[Code that draws figures]
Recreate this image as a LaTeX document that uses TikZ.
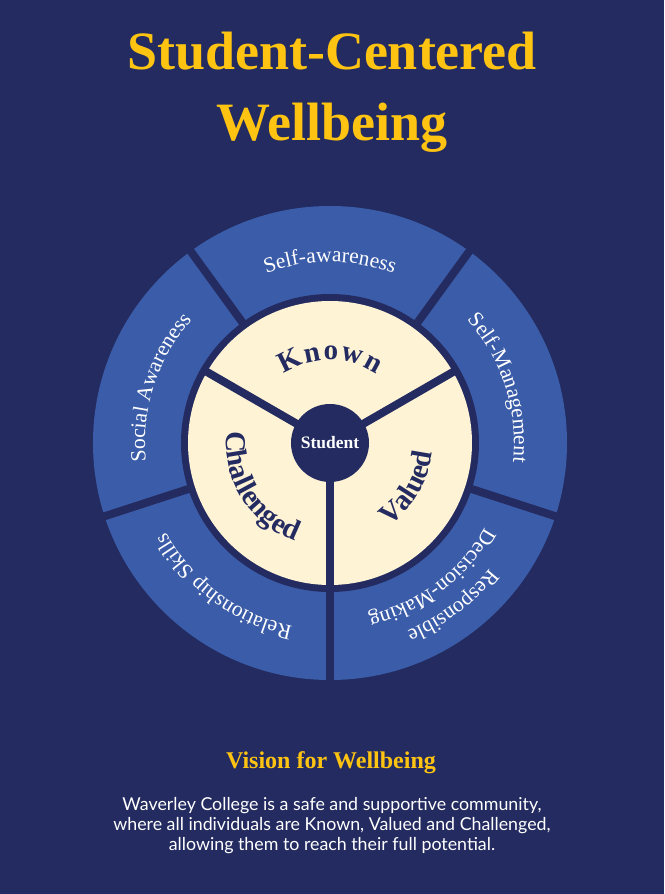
\documentclass[tikz,border=0pt]{standalone}
\usepackage{fontspec}
\setmainfont{Liberation Serif}
\newfontfamily\bodyfont{Lato}
\usetikzlibrary{decorations.text}
\definecolor{bgnavy}{RGB}{35,43,96}
\definecolor{segblue}{RGB}{59,92,168}
\definecolor{creamfill}{RGB}{255,243,214}
\definecolor{goldtext}{RGB}{255,196,18}
\tikzset{
  divider/.style={bgnavy, line width=8pt},
  outerlabel/.style={decorate, decoration={text along path, text align=center,
     text color=white, text={|\fontsize{21.5}{21.5}\selectfont\color{white}|#1}}},
  innerlabel/.style={decorate, decoration={text along path, text align=center,
     text color=bgnavy, text={|\bfseries\fontsize{29}{29}\selectfont\color{bgnavy}|#1}}},
  innerfit/.style={decorate, decoration={text along path, text align=fit to path,
     text color=bgnavy, text={|\bfseries\fontsize{29}{29}\selectfont\color{bgnavy}|#1}}},
  bodyline/.style={anchor=base, text=white, font=\bodyfont\fontsize{17.8}{20}\selectfont},
}
\begin{document}
\begin{tikzpicture}[x=1pt,y=1pt]
\fill[bgnavy] (-330,-451) rectangle (334,443);
\useasboundingbox (-330,-451) rectangle (334,443);
\coordinate (c) at (0,0);
% outer ring
\fill[segblue] (c) circle[radius=237];
\fill[bgnavy] (c) circle[radius=149];
\foreach \a in {54,126,198,270,342}{
  \coordinate (g\a) at (\a:241);
  \draw[divider] (c) -- (g\a);
}
% inner disc
\fill[creamfill] (c) circle[radius=142];
\foreach \a in {30,150,270}{
  \coordinate (s\a) at (\a:145);
  \draw[divider] (c) -- (s\a);
}
\node[circle, fill=bgnavy, minimum size=78pt, inner sep=0pt, text=white,
      font=\bfseries\fontsize{17.5}{17.5}\selectfont] (student) at (c) {Student};
% inner words
\path[innerfit=Known] (124:83) arc[start angle=124, end angle=56, radius=83];
\path[innerlabel=Valued] (-75:102) arc[start angle=-75, end angle=15, radius=102];
\path[innerlabel=Challenged] (167:104) arc[start angle=167, end angle=257, radius=104];
% outer labels
\path[outerlabel=Self-awareness] (126:181) arc[start angle=126, end angle=54, radius=181];
\path[outerlabel=Self-Management] (54:184) arc[start angle=54, end angle=-18, radius=184];
\path[outerlabel=Responsible] (-17:203) arc[start angle=-17, end angle=-89, radius=203];
\path[outerlabel=Decision-Making] (-17:176) arc[start angle=-17, end angle=-89, radius=176];
\path[outerlabel=Relationship Skills] (270:187) arc[start angle=270, end angle=197, radius=187];
\path[outerlabel=Social Awareness] (198:185) arc[start angle=198, end angle=126, radius=185];
% titles
\node[anchor=base, text=goldtext, font=\bfseries\fontsize{54}{54}\selectfont] (title1) at (2,373) {Student-Centered};
\node[anchor=base, text=goldtext, font=\bfseries\fontsize{54}{54}\selectfont] (title2) at (2,302) {Wellbeing};
\node[anchor=base, text=goldtext, font=\bfseries\fontsize{24}{24}\selectfont] (vision) at (1,-325) {Vision for Wellbeing};
\node[bodyline] (body1) at (2,-367) {Waverley College is a safe and supportive community,};
\node[bodyline] (body2) at (2,-387) {where all individuals are Known, Valued and Challenged,};
\node[bodyline] (body3) at (2,-407) {allowing them to reach their full potential.};
\end{tikzpicture}
\end{document}
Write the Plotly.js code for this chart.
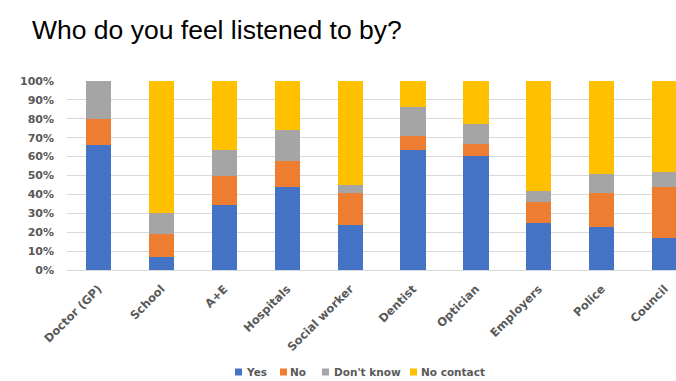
<!DOCTYPE html>
<html>
<head>
<meta charset="utf-8">
<script src="https://cdn.plot.ly/plotly-3.0.1.min.js"></script>
<style>html,body{margin:0;padding:0;background:#fff;}#chart{width:676px;height:381px;}</style>
</head>
<body>
<div id="chart"></div>
<script>
const categories = ["Doctor (GP)", "School", "A+E", "Hospitals", "Social worker", "Dentist", "Optician", "Employers", "Police", "Council"];
const yesVals = [66, 7, 34.5, 44, 24, 63.5, 60.5, 25, 23, 17];
const noVals = [14, 12, 15.5, 13.5, 17, 7.5, 6, 11, 17.5, 27];
const dontKnowVals = [20, 11, 13.5, 16.5, 4, 15, 11, 6, 10.5, 8];
const noContactVals = [0, 70, 36.5, 26, 55, 14, 22.5, 58, 49, 48];
const seriesNames = ["Yes", "No", "Don't know", "No contact"];
const seriesColors = ["#4472C4", "#ED7D31", "#A5A5A5", "#FFC000"];
const seriesValues = [yesVals, noVals, dontKnowVals, noContactVals];

const W = 676, H = 381, ML = 67, MR = 0, MT = 81, MB = 111;
const PW = W - ML - MR, PH = H - MT - MB;
const px2x = p => (p - ML) / PW;
const px2y = p => (H - MB - p) / PH;

const traces = seriesValues.map((vals, i) => ({
  type: "bar",
  name: seriesNames[i],
  x: categories,
  y: vals,
  marker: { color: seriesColors[i], line: { width: 0 } },
  hoverinfo: "skip"
}));

const labelFont = { family: "DejaVu Sans, Verdana, sans-serif", size: 11.5, color: "#595959", weight: "bold" };
const yFont = { family: "DejaVu Sans, Verdana, sans-serif", size: 11, color: "#595959", weight: "bold" };
const legFont = { family: "DejaVu Sans, Verdana, sans-serif", size: 10.5, color: "#595959", weight: "bold" };

// manual compact legend (box left px, text left px)
const legBoxX = [235, 280, 322, 410];
const legTextX = [245, 289, 333, 420];
const legY = 372;
const shapes = [];
const annotations = [];
seriesNames.forEach((n, i) => {
  shapes.push({
    type: "rect", xref: "paper", yref: "paper",
    x0: px2x(legBoxX[i]), x1: px2x(legBoxX[i] + 7),
    y0: px2y(legY + 3.5), y1: px2y(legY - 3.5),
    fillcolor: seriesColors[i], line: { width: 0 }
  });
  annotations.push({
    xref: "paper", yref: "paper",
    x: px2x(legTextX[i] - 1), y: px2y(legY),
    xanchor: "left", yanchor: "middle",
    text: n, showarrow: false, font: legFont
  });
});

const layout = {
  width: W,
  height: H,
  margin: { l: ML, r: MR, t: MT, b: MB },
  paper_bgcolor: "#ffffff",
  plot_bgcolor: "#ffffff",
  barmode: "stack",
  bargap: 0.6,
  showlegend: false,
  title: {
    text: "Who do you feel listened to by?",
    font: { family: "Liberation Sans, Arial, sans-serif", size: 26.5, color: "#000000" },
    x: 32 / W, xref: "container", xanchor: "left",
    y: 1 - 30 / H, yref: "container", yanchor: "middle"
  },
  xaxis: {
    type: "category",
    range: [-0.5, 9.18],
    tickangle: -45,
    tickfont: labelFont,
    ticklabelstandoff: 9,
    showgrid: false,
    showline: false,
    zeroline: false,
    ticks: "",
    fixedrange: true
  },
  yaxis: {
    range: [0, 100],
    dtick: 10,
    ticksuffix: "%",
    tickfont: yFont,
    ticklabelstandoff: 12,
    showgrid: true,
    gridcolor: "#D9D9D9",
    gridwidth: 1,
    zeroline: true,
    zerolinecolor: "#D9D9D9",
    showline: false,
    ticks: "",
    fixedrange: true
  },
  shapes: shapes,
  annotations: annotations
};

Plotly.newPlot("chart", traces, layout, { displayModeBar: false, staticPlot: true });
</script>
</body>
</html>
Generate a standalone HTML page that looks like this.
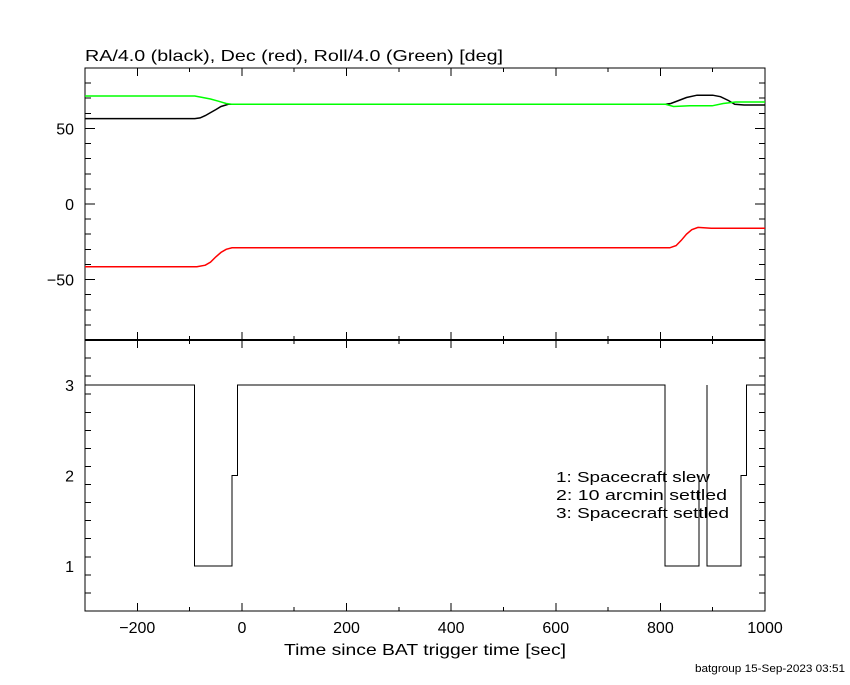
<!DOCTYPE html>
<html><head><meta charset="utf-8"><style>
body{margin:0;background:#fff;}
svg text{font-family:"Liberation Sans",sans-serif;fill:#000;}
</style></head><body>
<svg id="c" width="850" height="680" xmlns="http://www.w3.org/2000/svg">
<text x="85" y="61" font-size="16" textLength="418" lengthAdjust="spacingAndGlyphs">RA/4.0 (black), Dec (red), Roll/4.0 (Green) [deg]</text>
<text x="284" y="655" font-size="16" textLength="282" lengthAdjust="spacingAndGlyphs">Time since BAT trigger time [sec]</text>
<text x="695" y="672" font-size="11" textLength="150" lengthAdjust="spacingAndGlyphs">batgroup 15-Sep-2023 03:51</text>
<g font-size="15">
<text x="556" y="482" textLength="154" lengthAdjust="spacingAndGlyphs">1: Spacecraft slew</text>
<text x="556" y="500" textLength="171" lengthAdjust="spacingAndGlyphs">2: 10 arcmin settled</text>
<text x="556" y="518" textLength="173" lengthAdjust="spacingAndGlyphs">3: Spacecraft settled</text>
</g>
</svg>
<script>
const raT=[-300,-90,-80,-70,-60,-50,-40,-26,810,820,835,850,870,900,915,930,942,960,1000];
const raV=[56.5,56.5,57,58.5,60.5,62.5,64.5,66,66,66.5,68.5,70.5,72,72,71,68.5,66,65.5,65.5];
const rollT=[-300,-90,-75,-60,-45,-30,-20,810,825,856,899,920,944,1000];
const rollV=[71.5,71.5,70.5,69.5,68,66.5,66,66,64.5,65,65,66.5,67.5,67.5];
const decT=[-300,-86,-70,-60,-50,-40,-30,-19,818,830,840,850,860,872,897,1000];
const decV=[-41.5,-41.5,-40.5,-38.5,-35,-32,-30,-29,-29,-27.5,-24,-20,-17,-15.5,-16,-16];
const stT=[-300,-91,-91,-19,-19,-8,-8,809,809,874,874,null,889,889,954,954,965,965,1000];
const stV=[3,3,1,1,2,2,3,3,1,1,2,null,3,1,1,2,2,3,3];
const xTicks=[-200,0,200,400,600,800,1000];
const yTopTicks=[-50,0,50];
const yBotTicks=[1,2,3];
const NS='http://www.w3.org/2000/svg';
const svg=document.getElementById('c');
const L=85,R=765,T1=68,B1=340,T2=340,B2=611;
const X=v=>L+(v+300)/1300*(R-L);
const Y1=v=>T1+(90-v)/180*(B1-T1);
const Y2=v=>T2+(3.5-v)/3*(B2-T2);
function el(tag,attrs){const e=document.createElementNS(NS,tag);for(const k in attrs)e.setAttribute(k,attrs[k]);svg.appendChild(e);return e;}
function line(x1,y1,x2,y2){return el('line',{x1,y1,x2,y2,stroke:'#000','stroke-width':1,'shape-rendering':'crispEdges'});}
const f1=el('rect',{x:L,y:T1,width:R-L,height:B1-T1,fill:'none',stroke:'#000','stroke-width':1,'shape-rendering':'crispEdges'});


const f2=el('rect',{x:L,y:T2,width:R-L,height:B2-T2,fill:'none',stroke:'#000','stroke-width':1,'shape-rendering':'crispEdges'});


const sep=el('line',{x1:L,y1:340,x2:R,y2:340,stroke:'#000','stroke-width':2});


for(let v=-300;v<=1000;v+=100){
  const major=v%200===0;const len=major?8:4;const x=X(v);
  line(x,T1,x,T1+len);line(x,B1,x,B1-len);line(x,T2,x,T2+len);line(x,B2,x,B2-len);
}
xTicks.forEach(v=>{
  const t=el('text',{x:X(v),y:633,'font-size':16,'text-anchor':'middle'});
  t.textContent=(v<0?'\u2212':'')+Math.abs(v);
  
  
});
for(let v=-90;v<=90;v+=10){const y=Y1(v);const len=v%50===0?10:6;line(L,y,L+len,y);line(R,y,R-len,y);}
yTopTicks.forEach(v=>{
  const t=el('text',{x:74,y:Y1(v)+6,'font-size':16,'text-anchor':'end'});
  t.textContent=(v<0?'\u2212':'')+Math.abs(v);
  
  
});
for(let i=0;i<=15;i++){const v=0.5+i*0.2;if(v>3.5)break;const y=Y2(v);const len=Math.abs(v-Math.round(v))<1e-6?10:6;line(L,y,L+len,y);line(R,y,R-len,y);}
yBotTicks.forEach(v=>{
  const t=el('text',{x:74,y:Y2(v)+6,'font-size':16,'text-anchor':'end'});
  t.textContent=v;
  
  
});
function path(ts,vs,Y){let d='',pen=false;for(let i=0;i<ts.length;i++){if(ts[i]===null){pen=false;continue;}d+=(pen?'L':'M')+X(ts[i]).toFixed(1)+','+Y(vs[i]).toFixed(1);pen=true;}return d;}
const pr=el('path',{d:path(raT,raV,Y1),fill:'none',stroke:'#000','stroke-width':1.5});


const pg=el('path',{d:path(rollT,rollV,Y1),fill:'none',stroke:'#00ff00','stroke-width':1.5});


const pd=el('path',{d:path(decT,decV,Y1),fill:'none',stroke:'#ff0000','stroke-width':1.5});


const ps=el('path',{d:path(stT,stV,Y2),fill:'none',stroke:'#000','stroke-width':1,'shape-rendering':'crispEdges'});


</script>
</body></html>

Short exercise
Scan the material above. Extract every line in which the word "standalone" occurs.

Exercise solution
\documentclass[tikz,border=0pt]{standalone}
Generate a standalone HTML page that looks like this.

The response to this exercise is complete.